По дороге вспомнил, что иду к дверям без ключей, ключи вроде бы выложил на столе в каморке. Вернулся туда, никак не мог найти, двигал зачем-то початые бутылки и обкусанный хлеб. Ключи нашёл во внутреннем кармане спецовки – чувствовал ведь, что они больно упираются, если лоток к груди прижимаешь.
Когда я вышел на улицу, грузовик уже уехал. Из помещения на улицу шёл хлебный дух.
Выбрел за мной и Алёша с сигаретой в зубах. Следом, мягко улыбаясь, появился в раскрытых дверях его спутник.

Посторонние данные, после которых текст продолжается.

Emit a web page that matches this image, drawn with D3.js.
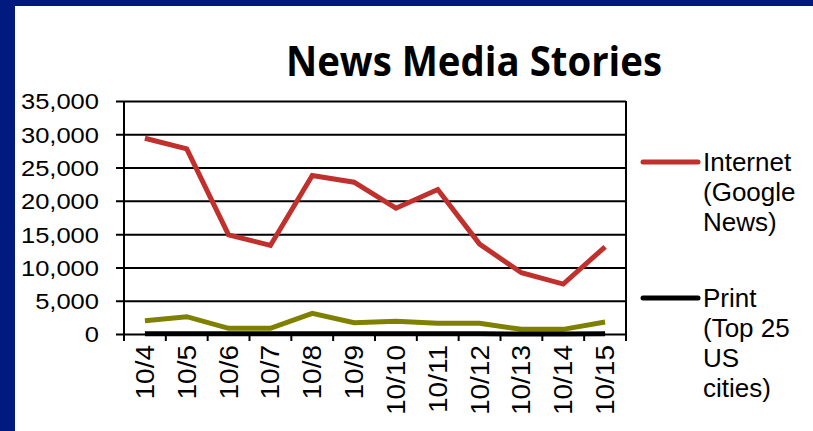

Мы кидали снежки, пытаясь попасть в фонарь, но не попадали – зато попали в окно, откуда, в попытке спасти от нас уличное освещение, неведомая женщина грозила нам, стуча по стеклу.
Дурачась, мы столкнулись плечами с Алёшиным другом, и я предложил ему подраться, не всерьёз, просто для забавы – нанося удары ладонями, а не кулаками. Он согласился.
Мы встали в стойки, я – бодро попрыгивая, он – не двигаясь и глядя на меня почти нежно.
Я сделал шаг вперёд, и меня немедленно вырубили прямым ударом в лоб. Кулак, ударивший меня, был сжат.
Очнувшись спустя минуту, я долго тёр снегом виски и лоб. Снег был жёсткий и без запаха.
– Упал? – сказал Алёша, не вложив в свой вопрос ни единой эмоции.
Я потряс головой и скосил на него глаза: голову поворачивать было больно. Он курил, очень спокойный, в прямом и ярком от снега свете фонаря.

 

На следующий день мне позвонили из представительства легиона. Я сказал им, что никуда не поеду.